The Avengers resists that question,though, and leaves Whedon relatively masked. He shares Tarantino’s obsession with pop culture but he does not plaster his name all over the screen or disrupt the narrative sequence or editing of his film. He sets up blockbuster explosions and extended fight scenes but makes relatively modest use of CGI and special effects. In a featurette about a central fight scene between Thor and Iron Man he focuses on the head butts. Thor and Iron Man. Those words in the same sentence, and those characters in the same scene, say something about Whedon’s style and preoccupations. He seems to be interested in putting disparate pieces together, assembling a film from an assortment of traditions and sources. It’s a style that works well for our self-referential popular culture, especially the world of comics. But unlike Tarantino, Whedon is less interested in drawing attention to his sources than in making them fit together seamlessly.
The pieces in this case are a motley crew of superheros–Captain America, Iron Man, Black Widow, Hawkeye, Thor, and the Hulk– whose only common denominator is outside the film: their maker is Marvel. Whedon makes this necessity into a virtue, contriving a plot about individual heroes having to become a team in the face of danger. It’s hackneyed, but it serves his purpose and he does a good job of emphasizing that lesson without headbutting his viewers. Whereas the evil Loki proposes a world of “every man for himself,” by the end of the film (and trailer) the individual superplayers have learned how to spell “team.” The clip above ends with the camera circling the six avengers standing together against an assault. Whedon lingers on classic shots like three avengers marching toward the camera in arrow formation, with Captain America in the lead. The film must do justice to the complicated sources of comic books, from the mythic to the patriotic to the robotic, and Whedon gives each of his leads a chance to solo while insisting by the end that they “play well with others,” as Robert Downey Jr’s Iron Man says self-deprecatingly. (Watch how carefully even the trailer gives each star/character screen time. Whedon creates seamlessness by insistently rotating through his pieces.) Some reviews have touted Iron Man as the franchise leader–he is given the final world-saving moment–but it is actually Chris Evans’s Captain America who issues the orders despite the fact that he is not the most powerful. In his comically outdated red, white, and blue costume, he represents the good ole American norm, genetically modified for specialness. This is made obvious in one of the most viewed clips from the film: Captain America taunts Iron Man by saying “big man in a suit of armor, take that away and what are you?” and Tony Stark answers “genius, billionaire, playboy, philanthropist?” Cut to Thor laughing.

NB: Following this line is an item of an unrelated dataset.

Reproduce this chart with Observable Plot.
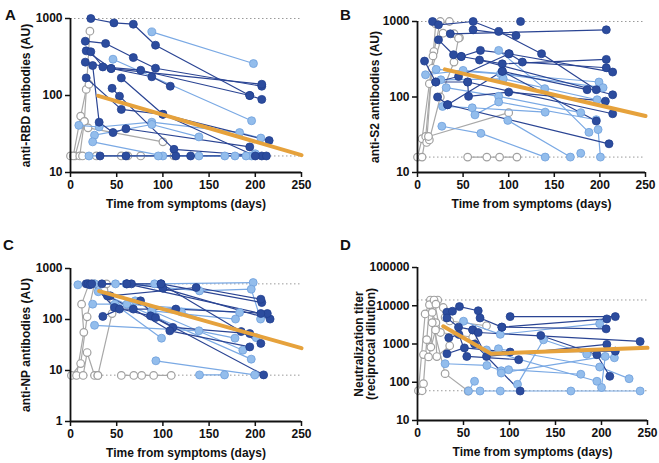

It is Whedon’s trick to make these Avengers, whom Loki calls “lost creatures” and Samuel L. Jackson’s ringmaster calls “remarkable people,” both bad ass and vulnerable. As Loki says to Thor in the middle of the film, ‘humans think us immortal. I guess we’ll find out.” Surprisingly, that is the tone of the film throughout: not quite mocking (though it makes great use of Robert Downey Jr’s smirky oneliners) or earnest (though Captain America does his best), but questioning. It’s as if we watch Whedon wondering “what if,” as he says in the featurette mentioned above. How would Captain America, defrosted from the 1940s, adjust to today’s society? How would Black Widow fight if tied to a chair? If Iron Man’s life were at stake who would save him? These questions and their answers are interesting, even if the film’s worldview is not, and they let us see Whedon thinking on the screen….which may be what makes Whedon Whedon.